Exclude the pictures and return every line exactly as written.

============

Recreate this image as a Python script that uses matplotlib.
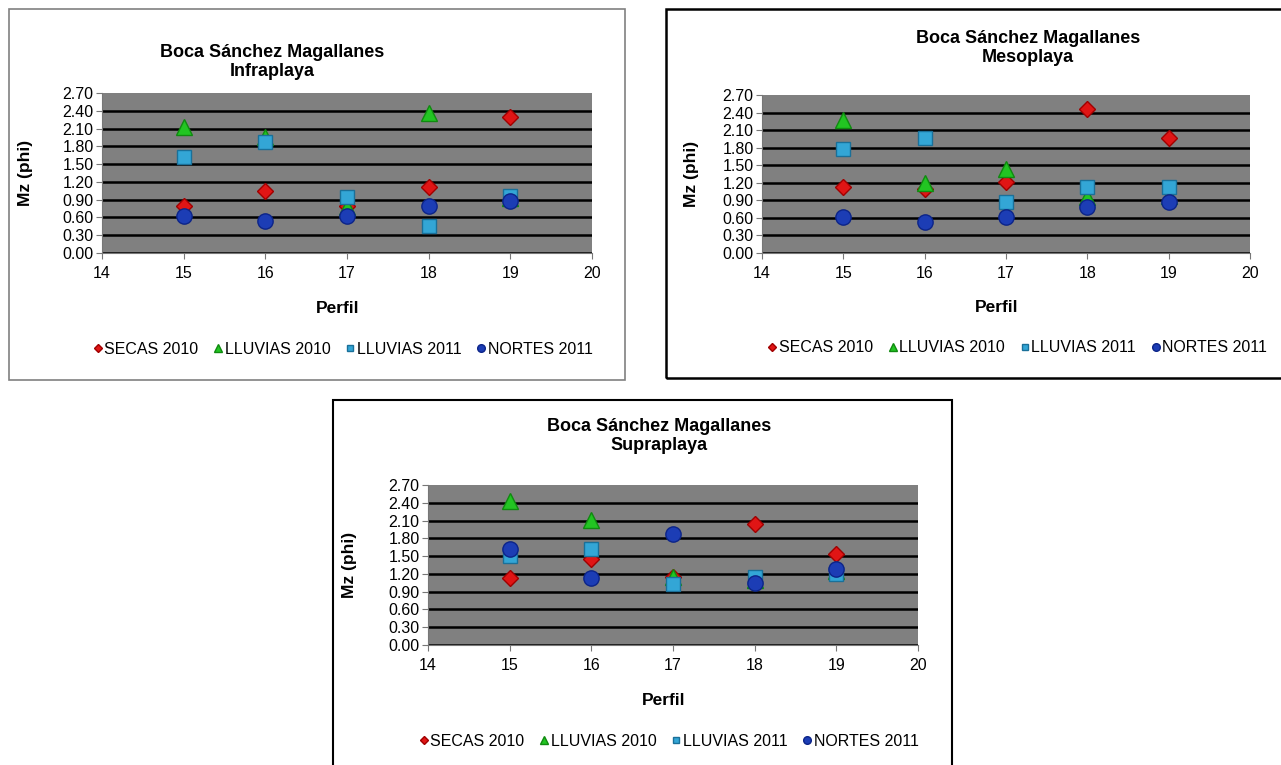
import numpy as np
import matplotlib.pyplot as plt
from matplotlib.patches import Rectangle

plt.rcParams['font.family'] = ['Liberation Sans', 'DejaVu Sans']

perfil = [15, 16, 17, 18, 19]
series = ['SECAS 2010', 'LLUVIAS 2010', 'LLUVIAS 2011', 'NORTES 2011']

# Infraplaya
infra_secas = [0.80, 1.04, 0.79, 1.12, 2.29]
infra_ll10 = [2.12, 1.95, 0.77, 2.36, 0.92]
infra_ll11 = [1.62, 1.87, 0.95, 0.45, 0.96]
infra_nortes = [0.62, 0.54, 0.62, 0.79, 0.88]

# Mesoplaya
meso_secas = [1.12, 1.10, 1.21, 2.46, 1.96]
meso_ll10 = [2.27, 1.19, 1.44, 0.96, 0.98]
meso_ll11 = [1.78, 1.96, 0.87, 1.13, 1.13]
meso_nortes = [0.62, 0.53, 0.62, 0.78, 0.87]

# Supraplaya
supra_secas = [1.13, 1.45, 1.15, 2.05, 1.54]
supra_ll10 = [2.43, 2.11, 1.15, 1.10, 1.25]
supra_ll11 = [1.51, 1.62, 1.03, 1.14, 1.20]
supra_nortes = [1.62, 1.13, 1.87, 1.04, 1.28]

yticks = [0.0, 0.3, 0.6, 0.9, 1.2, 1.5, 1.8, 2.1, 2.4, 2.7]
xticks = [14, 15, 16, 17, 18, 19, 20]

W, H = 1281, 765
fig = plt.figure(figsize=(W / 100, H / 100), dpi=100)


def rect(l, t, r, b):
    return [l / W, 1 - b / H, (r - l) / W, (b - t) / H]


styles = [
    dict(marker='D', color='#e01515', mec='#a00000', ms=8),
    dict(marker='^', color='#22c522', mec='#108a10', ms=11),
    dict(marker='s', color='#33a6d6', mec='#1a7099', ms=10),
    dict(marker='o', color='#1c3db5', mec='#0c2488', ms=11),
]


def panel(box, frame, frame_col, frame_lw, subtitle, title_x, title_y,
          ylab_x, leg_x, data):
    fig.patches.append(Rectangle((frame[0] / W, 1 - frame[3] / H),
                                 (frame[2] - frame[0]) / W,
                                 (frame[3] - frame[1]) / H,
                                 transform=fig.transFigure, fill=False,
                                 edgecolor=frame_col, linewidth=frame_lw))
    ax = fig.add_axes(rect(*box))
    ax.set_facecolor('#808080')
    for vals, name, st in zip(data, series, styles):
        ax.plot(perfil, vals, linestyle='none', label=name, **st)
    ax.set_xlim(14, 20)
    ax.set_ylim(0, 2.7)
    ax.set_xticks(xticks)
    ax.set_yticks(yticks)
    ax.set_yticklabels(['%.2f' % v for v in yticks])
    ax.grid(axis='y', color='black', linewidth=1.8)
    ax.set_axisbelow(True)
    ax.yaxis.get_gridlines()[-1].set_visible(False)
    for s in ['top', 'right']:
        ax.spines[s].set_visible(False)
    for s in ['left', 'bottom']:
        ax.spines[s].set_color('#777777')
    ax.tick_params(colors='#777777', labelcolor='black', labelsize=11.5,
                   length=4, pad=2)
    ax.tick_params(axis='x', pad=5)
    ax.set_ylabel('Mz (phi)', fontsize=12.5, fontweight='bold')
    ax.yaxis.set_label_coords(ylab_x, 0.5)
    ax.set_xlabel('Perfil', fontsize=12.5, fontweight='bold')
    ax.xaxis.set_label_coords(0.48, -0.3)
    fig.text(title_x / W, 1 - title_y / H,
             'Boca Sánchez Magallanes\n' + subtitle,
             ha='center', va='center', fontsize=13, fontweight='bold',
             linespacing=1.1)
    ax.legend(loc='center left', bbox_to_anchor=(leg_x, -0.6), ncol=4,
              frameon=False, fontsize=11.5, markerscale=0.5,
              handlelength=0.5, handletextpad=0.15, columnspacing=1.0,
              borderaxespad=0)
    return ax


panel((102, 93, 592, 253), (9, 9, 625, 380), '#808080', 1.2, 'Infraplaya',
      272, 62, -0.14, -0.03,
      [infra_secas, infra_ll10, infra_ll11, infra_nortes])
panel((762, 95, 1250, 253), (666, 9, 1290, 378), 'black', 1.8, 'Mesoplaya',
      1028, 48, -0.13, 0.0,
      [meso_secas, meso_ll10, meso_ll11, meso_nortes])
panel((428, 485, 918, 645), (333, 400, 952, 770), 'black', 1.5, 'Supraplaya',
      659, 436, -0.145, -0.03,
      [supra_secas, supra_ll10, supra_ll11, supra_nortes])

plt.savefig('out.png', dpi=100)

============

RESPONSE =>
Recreate this image as a Python script that uses matplotlib.
import numpy as np
import matplotlib.pyplot as plt
from matplotlib.patches import Rectangle

plt.rcParams['font.family'] = ['Liberation Sans', 'DejaVu Sans']

perfil = [15, 16, 17, 18, 19]
series = ['SECAS 2010', 'LLUVIAS 2010', 'LLUVIAS 2011', 'NORTES 2011']

# Infraplaya
infra_secas = [0.80, 1.04, 0.79, 1.12, 2.29]
infra_ll10 = [2.12, 1.95, 0.77, 2.36, 0.92]
infra_ll11 = [1.62, 1.87, 0.95, 0.45, 0.96]
infra_nortes = [0.62, 0.54, 0.62, 0.79, 0.88]

# Mesoplaya
meso_secas = [1.12, 1.10, 1.21, 2.46, 1.96]
meso_ll10 = [2.27, 1.19, 1.44, 0.96, 0.98]
meso_ll11 = [1.78, 1.96, 0.87, 1.13, 1.13]
meso_nortes = [0.62, 0.53, 0.62, 0.78, 0.87]

# Supraplaya
supra_secas = [1.13, 1.45, 1.15, 2.05, 1.54]
supra_ll10 = [2.43, 2.11, 1.15, 1.10, 1.25]
supra_ll11 = [1.51, 1.62, 1.03, 1.14, 1.20]
supra_nortes = [1.62, 1.13, 1.87, 1.04, 1.28]

yticks = [0.0, 0.3, 0.6, 0.9, 1.2, 1.5, 1.8, 2.1, 2.4, 2.7]
xticks = [14, 15, 16, 17, 18, 19, 20]

W, H = 1281, 765
fig = plt.figure(figsize=(W / 100, H / 100), dpi=100)


def rect(l, t, r, b):
    return [l / W, 1 - b / H, (r - l) / W, (b - t) / H]


styles = [
    dict(marker='D', color='#e01515', mec='#a00000', ms=8),
    dict(marker='^', color='#22c522', mec='#108a10', ms=11),
    dict(marker='s', color='#33a6d6', mec='#1a7099', ms=10),
    dict(marker='o', color='#1c3db5', mec='#0c2488', ms=11),
]


def panel(box, frame, frame_col, frame_lw, subtitle, title_x, title_y,
          ylab_x, leg_x, data):
    fig.patches.append(Rectangle((frame[0] / W, 1 - frame[3] / H),
                                 (frame[2] - frame[0]) / W,
                                 (frame[3] - frame[1]) / H,
                                 transform=fig.transFigure, fill=False,
                                 edgecolor=frame_col, linewidth=frame_lw))
    ax = fig.add_axes(rect(*box))
    ax.set_facecolor('#808080')
    for vals, name, st in zip(data, series, styles):
        ax.plot(perfil, vals, linestyle='none', label=name, **st)
    ax.set_xlim(14, 20)
    ax.set_ylim(0, 2.7)
    ax.set_xticks(xticks)
    ax.set_yticks(yticks)
    ax.set_yticklabels(['%.2f' % v for v in yticks])
    ax.grid(axis='y', color='black', linewidth=1.8)
    ax.set_axisbelow(True)
    ax.yaxis.get_gridlines()[-1].set_visible(False)
    for s in ['top', 'right']:
        ax.spines[s].set_visible(False)
    for s in ['left', 'bottom']:
        ax.spines[s].set_color('#777777')
    ax.tick_params(colors='#777777', labelcolor='black', labelsize=11.5,
                   length=4, pad=2)
    ax.tick_params(axis='x', pad=5)
    ax.set_ylabel('Mz (phi)', fontsize=12.5, fontweight='bold')
    ax.yaxis.set_label_coords(ylab_x, 0.5)
    ax.set_xlabel('Perfil', fontsize=12.5, fontweight='bold')
    ax.xaxis.set_label_coords(0.48, -0.3)
    fig.text(title_x / W, 1 - title_y / H,
             'Boca Sánchez Magallanes\n' + subtitle,
             ha='center', va='center', fontsize=13, fontweight='bold',
             linespacing=1.1)
    ax.legend(loc='center left', bbox_to_anchor=(leg_x, -0.6), ncol=4,
              frameon=False, fontsize=11.5, markerscale=0.5,
              handlelength=0.5, handletextpad=0.15, columnspacing=1.0,
              borderaxespad=0)
    return ax


panel((102, 93, 592, 253), (9, 9, 625, 380), '#808080', 1.2, 'Infraplaya',
      272, 62, -0.14, -0.03,
      [infra_secas, infra_ll10, infra_ll11, infra_nortes])
panel((762, 95, 1250, 253), (666, 9, 1290, 378), 'black', 1.8, 'Mesoplaya',
      1028, 48, -0.13, 0.0,
      [meso_secas, meso_ll10, meso_ll11, meso_nortes])
panel((428, 485, 918, 645), (333, 400, 952, 770), 'black', 1.5, 'Supraplaya',
      659, 436, -0.145, -0.03,
      [supra_secas, supra_ll10, supra_ll11, supra_nortes])

plt.savefig('out.png', dpi=100)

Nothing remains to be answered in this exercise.